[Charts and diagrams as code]
++++++++

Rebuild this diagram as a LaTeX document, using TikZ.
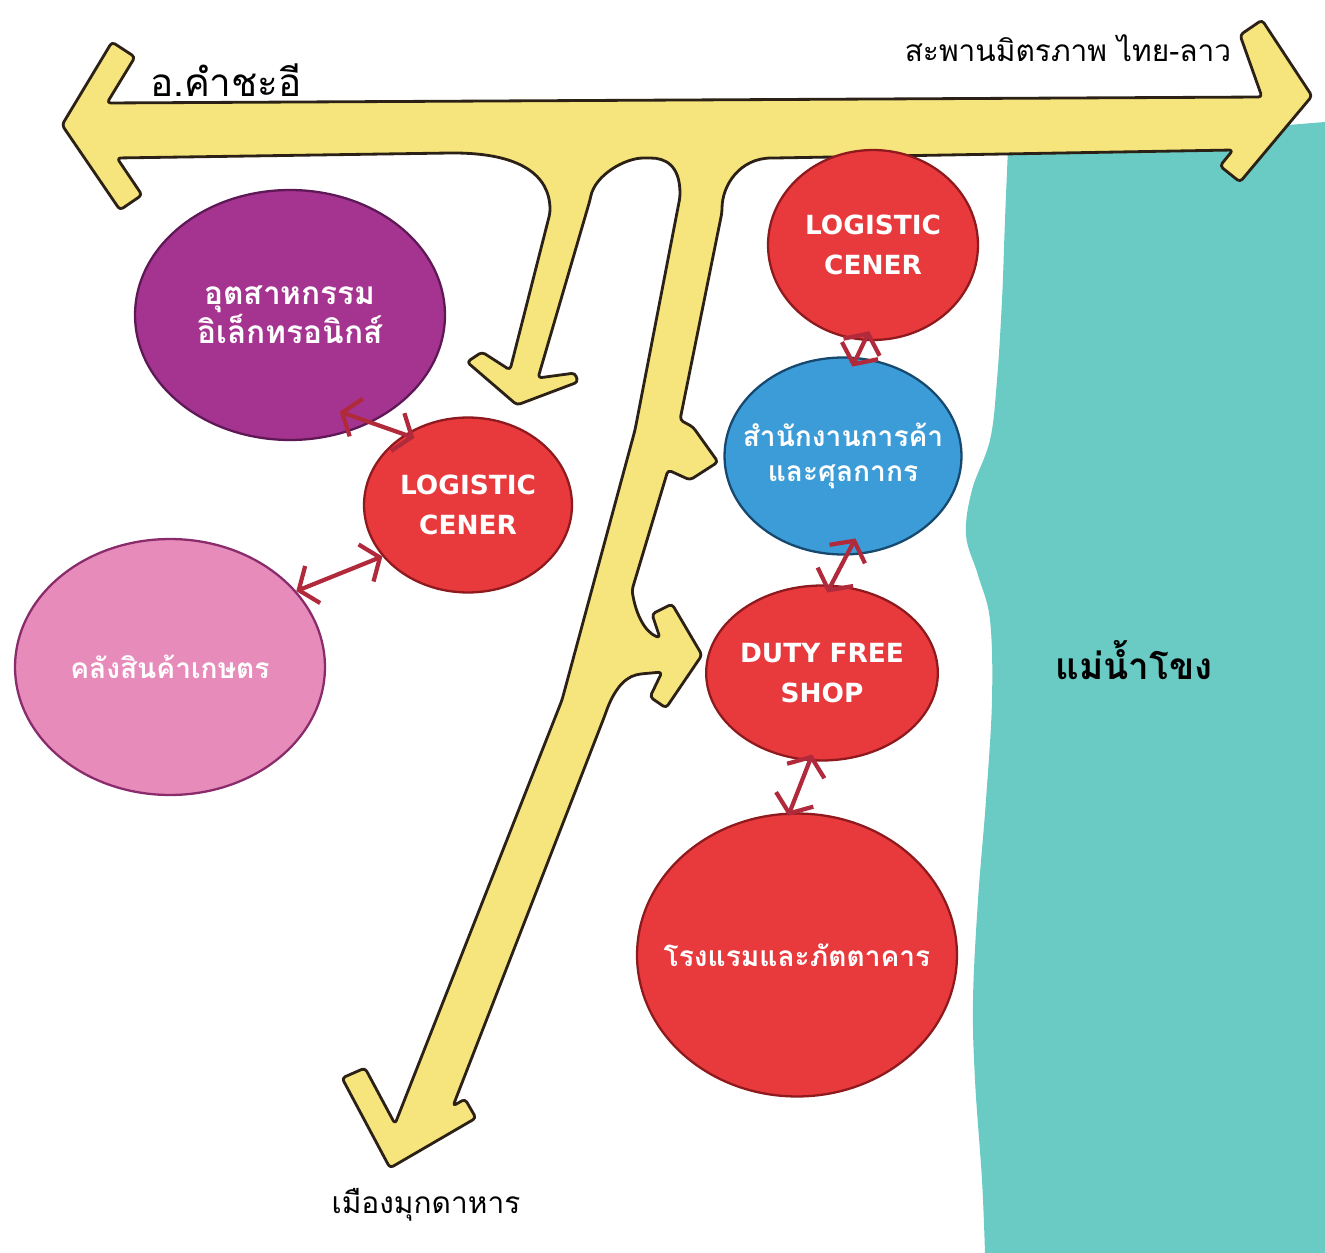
\documentclass[tikz,border=0pt]{standalone}
\usepackage{fontspec}
\newfontfamily\thaifont[Script=Thai]{Loma}
\newfontfamily\capsfont{DejaVu Sans}
\usetikzlibrary{arrows.meta,shapes.geometric}

\definecolor{roadyellow}{HTML}{F6E57C}
\definecolor{roadline}{HTML}{2B2116}
\definecolor{rivercol}{HTML}{6ACAC4}
\definecolor{redspot}{HTML}{E8393D}
\definecolor{redline}{HTML}{8E1A1E}
\definecolor{purpspot}{HTML}{A53490}
\definecolor{purpline}{HTML}{5E1856}
\definecolor{pinkspot}{HTML}{E78BBA}
\definecolor{pinkline}{HTML}{8A2C6C}
\definecolor{bluespot}{HTML}{3C9CD7}
\definecolor{blueline}{HTML}{17496F}
\definecolor{linkred}{HTML}{B02A3C}

\tikzset{
  spot/.style={ellipse, draw, line width=1.3pt, inner sep=0pt, text=white, align=center,
    font=\thaifont\bfseries\fontsize{16}{20}\selectfont},
  logi/.style={spot, fill=redspot, draw=redline, font=\capsfont\bfseries\fontsize{15}{23}\selectfont},
  link/.style={draw=linkred, line width=2.4pt, >={Straight Barb[width=8mm,length=3mm]}, <->},
  place/.style={font=\thaifont\fontsize{#1}{22}\selectfont},
  place/.default=18
}

\begin{document}
\begin{tikzpicture}[x=0.02cm,y=-0.02cm]
   \useasboundingbox[fill=white] (0,0) rectangle (1325,1253);

   % river
   \fill[rivercol] (1325,122) -- (1325,1253) -- plot[smooth, tension=0.6] coordinates {(985,1253) (982,1180)
     (975,1080) (973,1000) (978,900) (986,800) (992,700) (990,620) (978,575) (966,535) (972,490)
     (990,440) (997,380) (1002,300) (1005,220) (1008,148)} -- cycle;

   % roads
   \filldraw[fill=roadyellow, draw=roadline, line width=1.6pt, line join=round, rounded corners=2pt]
     (62,125) -- (112,42) -- (135,57) -- (107,103) -- (1262,97) -- (1240,35) -- (1262,20) -- (1312,96)
     -- (1240,182) -- (1220,166) -- (1233,150) -- (775,158) .. controls (740,158) and (722,185) .. (722,212)
     -- (680,420) -- (693,427) -- (718,462) -- (690,480) -- (668,470) -- (632,590)
     .. controls (636,615) and (645,632) .. (660,638) -- (652,614) -- (672,604) -- (702,655)
     -- (666,708) -- (650,697) -- (662,672) -- (640,674) .. controls (622,678) and (612,695) .. (605,715)
     -- (453,1106) -- (465,1099) -- (476,1118) -- (390,1168) -- (342,1078) -- (365,1068) -- (395,1124)
     -- (562,700) -- (635,430) -- (680,197)
     .. controls (680,165) and (665,158) .. (647,158) .. controls (625,158) and (595,175) .. (590,200)
     -- (538,378) -- (575,373) -- (578,382) -- (517,405) -- (467,362) -- (482,352) -- (510,370)
     -- (550,213) .. controls (550,175) and (520,153) .. (450,153) -- (117,158) -- (142,195) -- (120,210)
     -- cycle;

   % places
   \node[spot, fill=purpspot, draw=purpline, inner xsep=-8pt, minimum width=6.2cm, minimum height=5cm,
     font=\thaifont\bfseries\fontsize{18}{21}\selectfont] (purp) at (290,315)
     {อุตสาหกรรม\\อิเล็กทรอนิกส์};
   \node[logi, minimum width=4.16cm, minimum height=3.5cm] (logL) at (468,505) {LOGISTIC\\CENER};
   \node[spot, fill=pinkspot, draw=pinkline, minimum width=6.2cm, minimum height=5.12cm] (pink) at (170,667)
     {คลังสินค้าเกษตร};
   \node[logi, minimum width=4.2cm, minimum height=3.8cm] (logR) at (873,245) {LOGISTIC\\CENER};
   \node[spot, fill=bluespot, draw=blueline, inner xsep=-10pt, minimum width=4.74cm, minimum height=3.94cm]
     (blue) at (843,456) {สำนักงานการค้า\\และศุลกากร};
   \node[logi, minimum width=4.1cm, minimum height=3.5cm] (duty) at (822,673) {DUTY FREE\\SHOP};
   \node[spot, fill=redspot, draw=redline, inner xsep=-12pt, minimum width=6.4cm, minimum height=5.66cm]
     (hotel) at (797,955) {โรงแรมและภัตตาคาร};

   % links
   \draw[link, shorten <=-19pt, shorten >=-6pt] (purp.-53) -- (logL.132);
   \draw[link] (pink.31) -- (logL.211);
   \draw[link, shorten <=-6pt, shorten >=-6pt] (logR.265) -- (blue.82);
   \draw[link, shorten <=-11pt, shorten >=-5pt] (blue.272) -- (duty.84);
   \draw[link, shorten <=-4pt, shorten >=-2pt] (duty.262) -- (hotel.93);

   % labels
   \node[place=22] (kham) at (226,80) {อ.คำชะอี};
   \node[place=17] (bridge) at (1068,48) {สะพานมิตรภาพ ไทย-ลาว};
   \node[place=17] (mukdahan) at (426,1205) {เมืองมุกดาหาร};
   \node[font=\thaifont\bfseries\fontsize{21}{24}\selectfont] (mekong) at (1134,660) {แม่น้ำโขง};

\end{tikzpicture}
\end{document}
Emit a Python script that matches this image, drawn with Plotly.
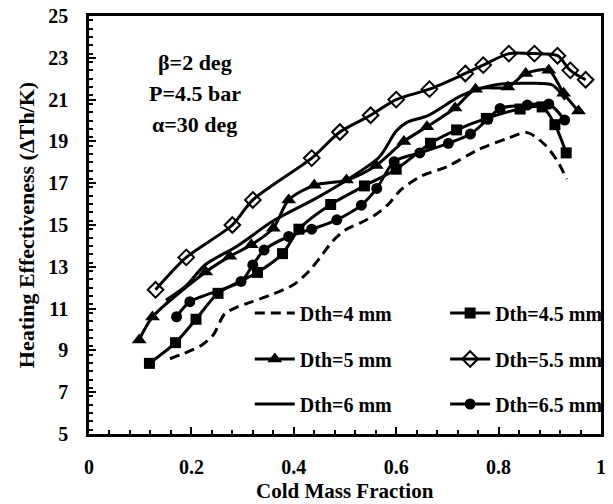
import plotly.graph_objects as go

# ---- data ----
x_d40 = [0.158, 0.185, 0.22, 0.243, 0.265, 0.29, 0.315, 0.36, 0.40, 0.43, 0.45, 0.475, 0.50, 0.53, 0.56, 0.585, 0.61, 0.65, 0.70, 0.76, 0.818, 0.856, 0.888, 0.914, 0.933]
y_d40 = [8.6, 8.85, 9.25, 9.75, 10.75, 11.08, 11.3, 11.7, 12.15, 12.8, 13.4, 14.2, 14.75, 15.1, 15.5, 16.0, 16.7, 17.35, 17.8, 18.6, 19.15, 19.42, 18.9, 18.1, 17.2]

x_d45 = [0.118, 0.169, 0.209, 0.252, 0.329, 0.378, 0.41, 0.472, 0.538, 0.60, 0.667, 0.718, 0.776, 0.842, 0.885, 0.91, 0.932]
y_d45 = [8.38, 9.37, 10.49, 11.73, 12.73, 13.63, 14.8, 15.98, 16.87, 17.67, 18.91, 19.55, 20.1, 20.55, 20.65, 19.8, 18.45]

x_d50 = [0.098, 0.124, 0.228, 0.275, 0.317, 0.36, 0.39, 0.44, 0.503, 0.561, 0.615, 0.66, 0.715, 0.755, 0.818, 0.853, 0.898, 0.927, 0.956]
y_d50 = [9.5, 10.6, 12.75, 13.5, 14.05, 14.85, 16.2, 16.9, 17.15, 17.85, 19.0, 19.7, 20.6, 21.5, 21.6, 22.25, 22.4, 21.3, 20.45]

x_d55 = [0.13, 0.19, 0.28, 0.32, 0.435, 0.49, 0.55, 0.60, 0.665, 0.735, 0.77, 0.82, 0.87, 0.915, 0.94, 0.97]
y_d55 = [11.9, 13.45, 15.0, 16.2, 18.2, 19.45, 20.25, 21.0, 21.5, 22.25, 22.65, 23.2, 23.2, 23.1, 22.4, 21.95]

x_d60 = [0.15, 0.19, 0.227, 0.29, 0.36, 0.445, 0.51, 0.567, 0.60, 0.62, 0.663, 0.728, 0.792, 0.856, 0.905, 0.93]
y_d60 = [11.4, 12.1, 13.1, 14.0, 15.2, 16.3, 17.25, 18.25, 19.5, 19.9, 20.25, 21.2, 21.7, 21.78, 21.7, 21.0]

x_d65 = [0.171, 0.197, 0.297, 0.32, 0.342, 0.39, 0.435, 0.484, 0.532, 0.562, 0.596, 0.646, 0.702, 0.745, 0.779, 0.803, 0.856, 0.898, 0.929]
y_d65 = [10.61, 11.33, 12.3, 13.09, 13.8, 14.45, 14.8, 15.25, 15.95, 16.75, 18.03, 18.45, 18.91, 19.35, 20.06, 20.58, 20.74, 20.79, 20.02]

names = ["Dth=4 mm", "Dth=4.5 mm", "Dth=5 mm", "Dth=5.5 mm", "Dth=6 mm", "Dth=6.5 mm"]
annot_lines = ["β=2 deg", "P=4.5 bar", "α=30 deg"]
x_title = "Cold Mass Fraction"
y_title = "Heating Effectiveness (ΔTh/K)"

FONT = "Liberation Serif"
BLACK = "#000000"

# plot-area geometry (pixels)
L, R, T, B = 89, 5, 16, 70
W, H = 613, 504
PW, PH = W - L - R, H - T - B

def px_x(p):
    return (p - L) / PW

def px_y(p):
    return 1 - (p - T) / PH

fig = go.Figure()

def add(x, y, name, legend, mode="lines+markers", marker=None, dash="solid"):
    fig.add_trace(go.Scatter(
        x=x, y=y, name=name, mode=mode, legend=legend,
        line=dict(color=BLACK, width=3, dash=dash, shape="spline", smoothing=0.8),
        marker=marker or {},
    ))

add(x_d40, y_d40, names[0], "legend", mode="lines", dash="10px,6px")
add(x_d45, y_d45, names[1], "legend2", marker=dict(symbol="square", size=11, color=BLACK))
add(x_d50, y_d50, names[2], "legend3", marker=dict(symbol="triangle-up", size=13, color=BLACK))
add(x_d55, y_d55, names[3], "legend4", marker=dict(symbol="diamond-open", size=12, color=BLACK, line=dict(width=2, color=BLACK)))
add(x_d60, y_d60, names[4], "legend5", mode="lines")
add(x_d65, y_d65, names[5], "legend6", marker=dict(symbol="circle", size=11, color=BLACK))

axis_common = dict(
    showline=True, linecolor=BLACK, linewidth=2.5, mirror=True,
    ticks="inside", ticklen=7, tickwidth=2, tickcolor=BLACK,
    showgrid=False, zeroline=False,
    tickfont=dict(family=FONT, size=20, color=BLACK, weight="bold"),
)

fig.update_xaxes(
    range=[0, 1], tick0=0, dtick=0.2,
    minor=dict(ticks="inside", dtick=0.04, ticklen=4, tickwidth=1.5, tickcolor=BLACK, showgrid=False),
    ticklabelstandoff=13,
    **axis_common,
)
fig.update_yaxes(
    range=[5, 25], tick0=5, dtick=2,
    minor=dict(ticks="inside", dtick=0.4, ticklen=4, tickwidth=1.5, tickcolor=BLACK, showgrid=False),
    ticklabelstandoff=14,
    title=dict(text=y_title, font=dict(family=FONT, size=22, color=BLACK, weight="bold"), standoff=8),
    **axis_common,
)

def leg(xp, yp):
    return dict(
        orientation="h", xanchor="left", yanchor="middle",
        x=px_x(xp), y=px_y(yp),
        font=dict(family=FONT, size=20, color=BLACK, weight="bold"),
        bgcolor="rgba(0,0,0,0)", itemwidth=40,
    )

col1, col2 = 252, 450
row1, row2, row3 = 313, 359, 404
fig.update_layout(
    width=W, height=H,
    margin=dict(l=L, r=R, t=T, b=B),
    paper_bgcolor="white", plot_bgcolor="white",
    showlegend=True,
    legend=leg(col1, row1), legend2=leg(col2, row1),
    legend3=leg(col1, row2), legend4=leg(col2, row2),
    legend5=leg(col1, row3), legend6=leg(col2, row3),
)

# x-axis title placed as paper text just under the tick labels
fig.add_annotation(
    text=x_title, xref="paper", yref="paper",
    x=0.5, y=px_y(491), xanchor="center", yanchor="middle", showarrow=False,
    font=dict(family=FONT, size=21, color=BLACK, weight="bold"),
)

for txt, ypx in zip(annot_lines, [62, 93, 124]):
    fig.add_annotation(
        text=txt, xref="paper", yref="paper",
        x=px_x(196), y=px_y(ypx),
        xanchor="center", yanchor="middle", showarrow=False,
        font=dict(family=FONT, size=22, color=BLACK, weight="bold"),
    )

fig.write_html("out.html")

++++++++

Exercise prompt:
Copy, word for word, the entries above from the first line to the line that holds "(990,440) (997,380) (1002,300)". Drop the pictures.

Exercise response:
Rebuild this diagram as a LaTeX document, using TikZ.
\documentclass[tikz,border=0pt]{standalone}
\usepackage{fontspec}
\newfontfamily\thaifont[Script=Thai]{Loma}
\newfontfamily\capsfont{DejaVu Sans}
\usetikzlibrary{arrows.meta,shapes.geometric}

\definecolor{roadyellow}{HTML}{F6E57C}
\definecolor{roadline}{HTML}{2B2116}
\definecolor{rivercol}{HTML}{6ACAC4}
\definecolor{redspot}{HTML}{E8393D}
\definecolor{redline}{HTML}{8E1A1E}
\definecolor{purpspot}{HTML}{A53490}
\definecolor{purpline}{HTML}{5E1856}
\definecolor{pinkspot}{HTML}{E78BBA}
\definecolor{pinkline}{HTML}{8A2C6C}
\definecolor{bluespot}{HTML}{3C9CD7}
\definecolor{blueline}{HTML}{17496F}
\definecolor{linkred}{HTML}{B02A3C}

\tikzset{
  spot/.style={ellipse, draw, line width=1.3pt, inner sep=0pt, text=white, align=center,
    font=\thaifont\bfseries\fontsize{16}{20}\selectfont},
  logi/.style={spot, fill=redspot, draw=redline, font=\capsfont\bfseries\fontsize{15}{23}\selectfont},
  link/.style={draw=linkred, line width=2.4pt, >={Straight Barb[width=8mm,length=3mm]}, <->},
  place/.style={font=\thaifont\fontsize{#1}{22}\selectfont},
  place/.default=18
}

\begin{document}
\begin{tikzpicture}[x=0.02cm,y=-0.02cm]
   \useasboundingbox[fill=white] (0,0) rectangle (1325,1253);

   % river
   \fill[rivercol] (1325,122) -- (1325,1253) -- plot[smooth, tension=0.6] coordinates {(985,1253) (982,1180)
     (975,1080) (973,1000) (978,900) (986,800) (992,700) (990,620) (978,575) (966,535) (972,490)
     (990,440) (997,380) (1002,300) (1005,220) (1008,148)} -- cycle;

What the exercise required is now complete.